The doors close behind us, dimming the last light. I am uneasily aware of walking among a revered army whose evolution the Buddha would have condemned. The Buddhism that Tibet first received in the seventh century–more than a thousand years after the death of its founder–was already rich in these alternately beautiful and grotesque offspring. Moreover the faith created its Tibetan bridgehead in the isolated kingdom of Shang-shung, near Mount Kailas, and in those bitter plateaux encountered a swarm of chthonic gods and spirits who violently coloured it. Then, over the coming centuries, the richly evolved Mahayana tradition of northern India infused the whole land, bringing with it a generous field of salvation and a host of variegated Buddhas, bodhisattvas and Hindu deities in disguise.
Of this inclusive pantheon the figures around me are descendants. Here is Chenresig, the Tibetan form of Avalokitesvara, whose incarnation is the Dalai Lama. He is the all-seeing lord of compassion, whose myriad arms burst like a peacock’s tail behind him, each hand pierced with an eye. The abbot points out the god’s offspring, Drolma, the kindly goddess of pity and fertility, and several obscure incarnations of Padmasambhava, Tibet’s patron saint.
In these, and the figures crowding round them, the austere origins of Buddhism are transformed. What was once a rigorous, agnostic philosophy, in which karma persisted through countless generations, has evolved into the promise of swift, esoteric systems of liberation, guiding saviours. It was in Tibet that tantric Buddhism reached its apogee, initiating its devotees into practices that enabled them to bypass the toilsome cycle of worldly reincarnations and enter nirvana in a lifetime’s leap.
His monastery, the abbot says, belongs to the sect of Nyingma, the Ancient Ones, who claim their origins in Tibet’s oldest Buddhism. They are followers, above all, of tantric ritual and contemplation, and at the end the abbot leads me, as if in challenge, to two statues in towering embrace. Here is the white-painted Buddha Vajrasattva–shiny, crude, abstract. In his circling arms clings a sinuous consort, her legs hooked around his waist, their loins intermeshed. This is not sex as humans know it, but a marriage of symbols. They suggest eternal orgasm. Their nudity is glorified by bangles and tiaras. Her mouth is raised to his impersonal lips in an exalted offering of life.
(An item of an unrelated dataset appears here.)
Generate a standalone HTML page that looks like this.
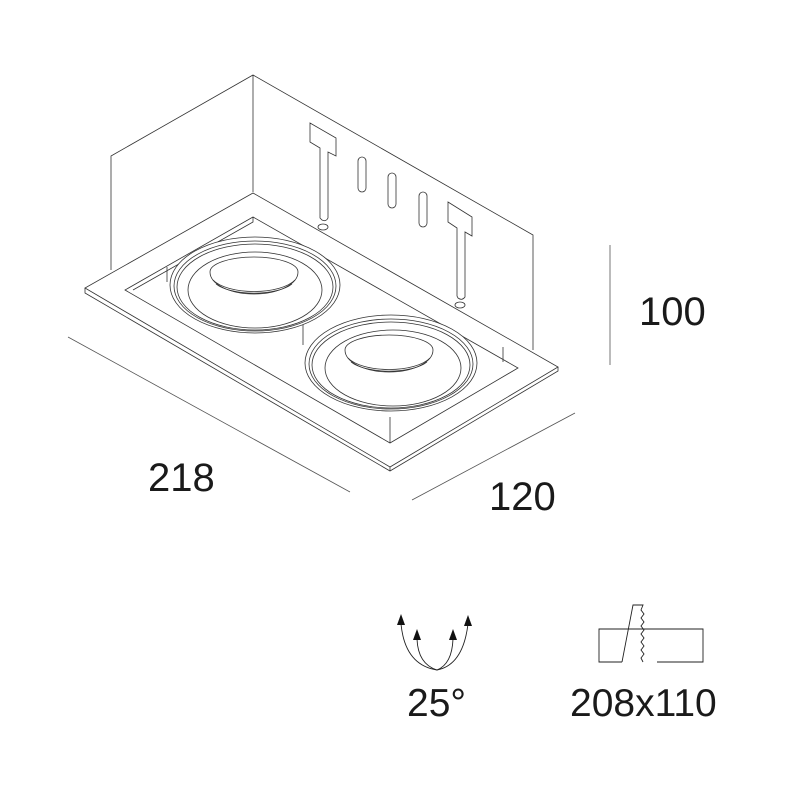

The abbot says: ‘This is the union of nothing and compassion.’
‘Nothing?’
‘The god is nothing. He realises nothingness.’ The abbot is voicing the insistent wisdom of the Mahayana: the assertion that phenomena do not in themselves exist, that all is relative, illusion.
‘And she?’
‘She is compassion. She completes him.’
Such figures of carnal bliss generate many interpretations, and among advanced adepts their visualisation, even their enactment, may achieve a mystic dissolution on the path to Buddhahood. Sometimes compassion is attributed to the man, and wisdom–flashing insight–to the woman. Often she is conceived as his shakti, his embodied energy, entwining the god who created her.
There are married lamas, the abbot says, who follow this sexual path, but not in his monastery. In the past, tantric extremes were often the way of solitary yogis, but in the monasteries the tantra coexists with philosophy and dialectics. However fractured since the golden fourteenth and fifteenth centuries, these parallel traditions of logic and lived mysticism endure. On the banked shelves along the temple walls the abbot locates the cloth-enveloped scriptures of the Buddha’s supposed sayings and their commentaries–the Kangyur and the Tengyur–which in old Tibet inspired a vast and subtle literature of metaphysics. Here too are the tantric texts beloved of the abbot’s order. He talks of them with easy affection, while I remain baffled. Who was the primordial Buddha Samantabhadra? What is the Secret Essence Tantra? How to understand the Clear Light of the Great Perfection? They rise from a sacred learning of which barely a fraction has been translated.